* _Do this_
Word for word, transcribe the lines below and drop the pictures.
....................
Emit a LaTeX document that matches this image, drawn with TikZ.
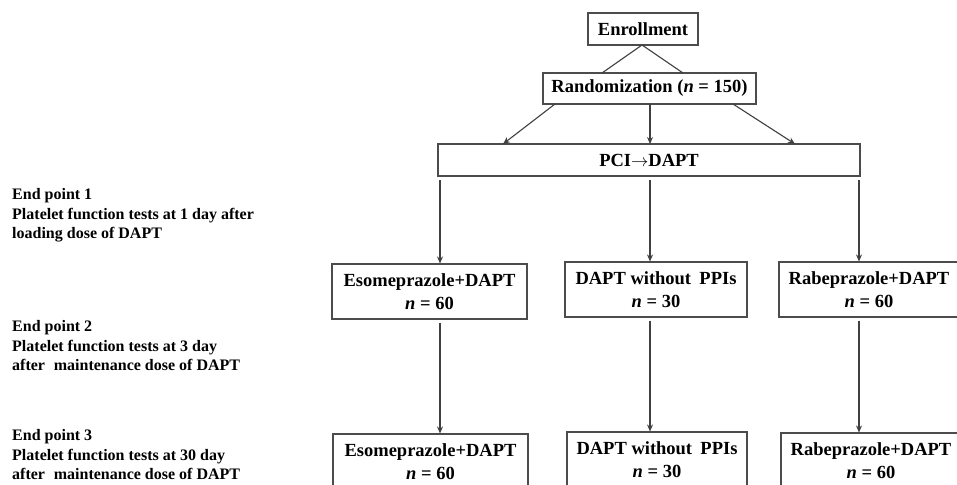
\documentclass[tikz,border=0pt]{standalone}
\usepackage{fontspec}
\setmainfont{Liberation Serif}
\usetikzlibrary{arrows.meta}
\tikzset{
  box/.style={draw=black!70, line width=1.1pt, inner sep=0pt, align=center,
    font=\fontsize{18.5}{22.5}\selectfont\bfseries},
  conn/.style={draw=black!75, line width=1.1pt},
  arr/.style={conn, -{Stealth[length=7pt,width=6pt]}},
  side/.style={anchor=north west, inner sep=0pt, align=left,
    font=\fontsize{16}{19.8}\selectfont\bfseries}
}
\begin{document}
\begin{tikzpicture}[x=1pt,y=-1pt]
\useasboundingbox (0,0) rectangle (957,484);
\clip (0,0) rectangle (957,484);
\fill[white] (0,0) rectangle (957,484);
% boxes
\node[box, minimum width=110pt, minimum height=32pt] (enroll) at (643,29) {Enrollment};
\node[box, minimum width=213pt, minimum height=31pt] (rand) at (649.5,88.5) {Randomization (\textit{n} = 150)};
\node[box, minimum width=422pt, minimum height=32pt] (pci) at (649,160) {PCI\(\rightarrow\)DAPT};
\node[box, minimum width=195pt, minimum height=55pt] (e1) at (429.5,291.5) {Esomeprazole+DAPT\\\textit{n} = 60};
\node[box, minimum width=182pt, minimum height=55pt] (d1) at (656,289.5) {DAPT without\hspace{0.2em} PPIs\\\textit{n} = 30};
\node[box, minimum width=180pt, minimum height=55pt] (r1) at (869,289.5) {Rabeprazole+DAPT\\\textit{n} = 60};
\node[box, minimum width=195pt, minimum height=55pt] (e2) at (430.5,461.5) {Esomeprazole+DAPT\\\textit{n} = 60};
\node[box, minimum width=180pt, minimum height=55pt] (d2) at (657,459.5) {DAPT without\hspace{0.2em} PPIs\\\textit{n} = 30};
\node[box, minimum width=180pt, minimum height=55pt] (r2) at (871,460.5) {Rabeprazole+DAPT\\\textit{n} = 60};
% side texts
\node[side] (ep1) at (12,188) {End point 1\\Platelet function tests at 1 day after\\loading dose of DAPT};
\node[side] (ep2) at (12,320) {End point 2\\Platelet function tests at 3 day\\after\hspace{0.3em} maintenance dose of DAPT};
\node[side] (ep3) at (12,429) {End point 3\\Platelet function tests at 30 day\\after\hspace{0.3em} maintenance dose of DAPT};
% enrollment -> randomization
\coordinate (es) at (642,45);
\coordinate (rl) at (602,73);
\coordinate (rr) at (683,73);
\draw[conn] (rl) -- (es) -- (rr);
% randomization -> PCI
\coordinate (ra) at (555,104);
\coordinate (rb) at (650,104);
\coordinate (rc) at (733,104);
\coordinate (pa) at (503,144);
\coordinate (pb) at (650,144);
\coordinate (pc) at (795,144);
\draw[arr] (ra) -- (pa);
\draw[arr] (rb) -- (pb);
\draw[arr] (rc) -- (pc);
% PCI -> groups
\coordinate (xa) at (440,180);
\coordinate (xb) at (650,180);
\coordinate (xc) at (859,180);
\draw[arr] (xa) -- (xa |- e1.north);
\draw[arr] (xb) -- (xb |- d1.north);
\draw[arr] (xc) -- (xc |- r1.north);
% groups -> groups
\draw[arr, shorten <=3pt] (xa |- e1.south) -- (xa |- e2.north);
\draw[arr, shorten <=3pt] (xb |- d1.south) -- (xb |- d2.north);
\draw[arr, shorten <=3pt] (xc |- r1.south) -- (xc |- r2.north);
\end{tikzpicture}
\end{document}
....................
* _The answer_
Emit a LaTeX document that matches this image, drawn with TikZ.
\documentclass[tikz,border=0pt]{standalone}
\usepackage{fontspec}
\setmainfont{Liberation Serif}
\usetikzlibrary{arrows.meta}
\tikzset{
  box/.style={draw=black!70, line width=1.1pt, inner sep=0pt, align=center,
    font=\fontsize{18.5}{22.5}\selectfont\bfseries},
  conn/.style={draw=black!75, line width=1.1pt},
  arr/.style={conn, -{Stealth[length=7pt,width=6pt]}},
  side/.style={anchor=north west, inner sep=0pt, align=left,
    font=\fontsize{16}{19.8}\selectfont\bfseries}
}
\begin{document}
\begin{tikzpicture}[x=1pt,y=-1pt]
\useasboundingbox (0,0) rectangle (957,484);
\clip (0,0) rectangle (957,484);
\fill[white] (0,0) rectangle (957,484);
% boxes
\node[box, minimum width=110pt, minimum height=32pt] (enroll) at (643,29) {Enrollment};
\node[box, minimum width=213pt, minimum height=31pt] (rand) at (649.5,88.5) {Randomization (\textit{n} = 150)};
\node[box, minimum width=422pt, minimum height=32pt] (pci) at (649,160) {PCI\(\rightarrow\)DAPT};
\node[box, minimum width=195pt, minimum height=55pt] (e1) at (429.5,291.5) {Esomeprazole+DAPT\\\textit{n} = 60};
\node[box, minimum width=182pt, minimum height=55pt] (d1) at (656,289.5) {DAPT without\hspace{0.2em} PPIs\\\textit{n} = 30};
\node[box, minimum width=180pt, minimum height=55pt] (r1) at (869,289.5) {Rabeprazole+DAPT\\\textit{n} = 60};
\node[box, minimum width=195pt, minimum height=55pt] (e2) at (430.5,461.5) {Esomeprazole+DAPT\\\textit{n} = 60};
\node[box, minimum width=180pt, minimum height=55pt] (d2) at (657,459.5) {DAPT without\hspace{0.2em} PPIs\\\textit{n} = 30};
\node[box, minimum width=180pt, minimum height=55pt] (r2) at (871,460.5) {Rabeprazole+DAPT\\\textit{n} = 60};
% side texts
\node[side] (ep1) at (12,188) {End point 1\\Platelet function tests at 1 day after\\loading dose of DAPT};
\node[side] (ep2) at (12,320) {End point 2\\Platelet function tests at 3 day\\after\hspace{0.3em} maintenance dose of DAPT};
\node[side] (ep3) at (12,429) {End point 3\\Platelet function tests at 30 day\\after\hspace{0.3em} maintenance dose of DAPT};
% enrollment -> randomization
\coordinate (es) at (642,45);
\coordinate (rl) at (602,73);
\coordinate (rr) at (683,73);
\draw[conn] (rl) -- (es) -- (rr);
% randomization -> PCI
\coordinate (ra) at (555,104);
\coordinate (rb) at (650,104);
\coordinate (rc) at (733,104);
\coordinate (pa) at (503,144);
\coordinate (pb) at (650,144);
\coordinate (pc) at (795,144);
\draw[arr] (ra) -- (pa);
\draw[arr] (rb) -- (pb);
\draw[arr] (rc) -- (pc);
% PCI -> groups
\coordinate (xa) at (440,180);
\coordinate (xb) at (650,180);
\coordinate (xc) at (859,180);
\draw[arr] (xa) -- (xa |- e1.north);
\draw[arr] (xb) -- (xb |- d1.north);
\draw[arr] (xc) -- (xc |- r1.north);
% groups -> groups
\draw[arr, shorten <=3pt] (xa |- e1.south) -- (xa |- e2.north);
\draw[arr, shorten <=3pt] (xb |- d1.south) -- (xb |- d2.north);
\draw[arr, shorten <=3pt] (xc |- r1.south) -- (xc |- r2.north);
\end{tikzpicture}
\end{document}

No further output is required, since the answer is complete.